Along about points 3 or 4 you start meeting folks who'll tell you they're in the market. Some, maybe many, are working with agents, getting daily listing alerts, going to open homes weekly, regularly following real estate online and in the mainstream media and through friends and co-workers. And, every once in a while, writing an offer. I can just about guarantee that if you had more than six offers on a Midtown starter home, before the stock market crash a definite possibility with a well-priced well-prepared home, one of those offers would come in $150,000 or more below market. Particularly if the buyer's agent was from out of the area. In fact, there's probably a verifiable negative correlation between the distance of the agent's office and the amount of the offer.
Now we've reach a milestone, the point at which we stop calling the line on the chart a "demand curve" and start calling it a "get-it curve". Because anyone who thinks a $1,100,000 house will sell for $950,000 with eight offers and wastes his or her time and everyone else's pursuing that naive belief doesn't get it. Heck, we might have called the line a get-it curve a few minutes ago, but now there's no doubt. It's like high-diving into three inches of water and then complaining when the paramedics don't show up right away.
By the time we reach point 2 on the get-it curve, we find a small group of decent earnest people trying their darnedest but not quite getting it. They're the buyers who consistently come in second or third in multiple offers. If theirs is the only offer, they never quite close that gap between themselves and seller. Their offers are always solid and sometimes brilliant, but always the loud out that's caught on the warning track, never the home run the team needed to win. Some start out a 2 and, after diligent effort, work themselves up to a 1. Others remain a 2, always on the cusp, always one small demoralizing step from achieving their goal.
But look at the get-it curve and you'll understand that the 2s have something in common with the 3s and 4s and so on down the line: the firm and usually unshakable conviction that the solitary soul in the 1 position paid too much. But number 1 is okay with this. Because number 1 is the only one who gets it, really gets it. Someone's got to come in first. Someone's got to step forward and "pay too much", whether prices are at their peak or in a trough, and it might as well be him. Because the alternative isn't acceptable.

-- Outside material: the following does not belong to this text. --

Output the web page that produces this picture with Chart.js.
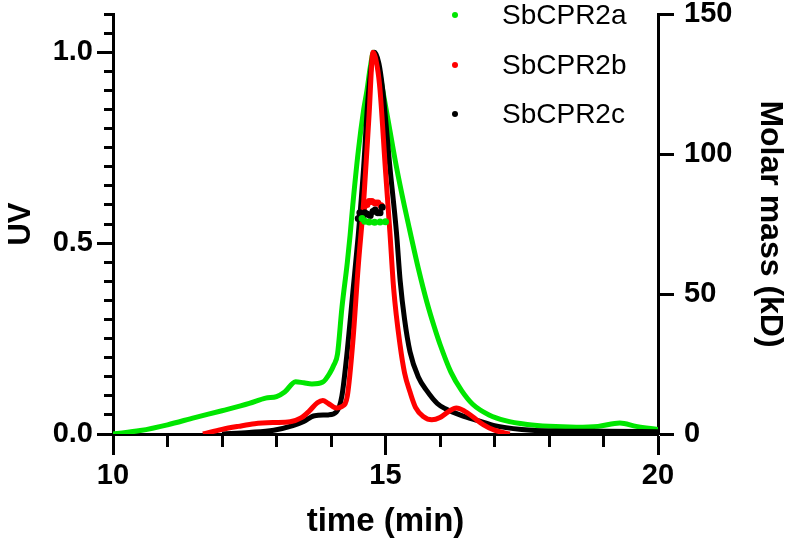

What can I say, what praises can I sing, about number 1 as he looks down from his lonely vantage point on the mass of people to the right along the curve who know, just know, he paid too much? I can call him committed. Motivated. Aggressive. Focused. Disciplined. Impervious to what the also-rans think. I can also call him new homeowner. Someday the others may also be as committed, motivated, aggressive, focused, disciplined and impervious. Some, but not all, are capable of it. If they want to be. If they decide that the very real benefits exceed the very real risks—that not just the risks are real but also the benefits—that the short-term sacrifice will be worth it in the long run.
Notice that I didn't mention "wealthy" among number 1's sterling qualities. Sure, anyone who can afford a $1,100,000 house isn't wondering where his next meal comes from, but $1,100,000 isn't Steve Jobs territory in this area. Silicon Valley's high level of compensation means that a relatively large group of people could buy that Midtown starter home if they wanted, really wanted—if they were geared for battle like number 1. But for each house that sells, there's only one number 1.
What would economists Heilbroner and Thurow think of this huge weeding-out process, this chain of homebuyer evolution, that involves us all? "Note that the market is in this way a means of excluding certain people from economic activity, namely, customers with too little money or with too weak desires..." And, yes, this applies even to sellers, since the market excludes "suppliers unwilling or unable to operate at a certain price," the market price.
But is the problem really that so few people have sufficient commitment, motivation, aggressiveness, focus, discipline and imperviousness at any one point in time? Isn't this thinking nothing more than stark social Darwinism? Isn't the problem really that there's a shortage of Midtown starter homes for deserving buyers, even if not all those deserving buyers are all that committed, motivated, aggressive, focused and disciplined to the idea of homeownership and impervious to what people further down the demand curve think they should pay? Not so, according to Heilbroner-Thurow. "When we say that there is a shortage of housing [for buyers towards the right of the curve] the everyday meaning is that people cannot find enough housing. Yet in every market there are always some buyers who are unsatisfied." For example, "all buyers who could not or would not pay six dollars [for a widget] had to go without". No one calls this a shortage, "even though there are always buyers and sellers who are excluded from it".
"What about the situation with low-cost housing? Essentially what we mean when we talk of a shortage of inexpensive housing is that we view the outcome of this particular market situation with noneconomic eyes (italics mine) and pronounce the result distasteful...[by "shortage"] we imply that we do not approve of the price mechanism as the appropriate means of allocating scarce resources in those particular instances. Our disapproval does not imply that the market is not as efficient a distributor as ever. What we do not like is the outcome of the market-rationing process...it clashes with other standards of the public interest that we value more highly than efficiency".
So we're back to rationing, and number 1 has all the ration cards, and some and perhaps many would say that that's not fair. More of those to the right along the demand curve should get to be number 1, they'd say, and perhaps everyone on the curve, even number 11 nursing his grudge against homeownership. They'd side with the young woman who a few years ago in one of those person-in-the-street "how does that make you feel?" TV news interviews opined, "I do think that everyone here is entitled to their piece of that dream and that is whether to own a condo, or an apartment or a house—to be able to afford something." (I wonder if she ended up buying a bank-owned home, Everyman's ticket to homeownership?) She'd move us from rationing and social Darwinism in the real estate marketplace to social engineering and a great leveling of the marketplace.
Which approach you prefer probably depends on where on the curve you fall. But I wonder how those to the right of number 1 would feel about this leveling if it were applied to other fiercely competitive areas of life. How would they feel, for example, if everyone in their workplace, not just the committed motivated aggressive focused disciplined impervious ones, but even the uncommitted unmotivated passive unfocused undisciplined timid ones, were equally rewarded?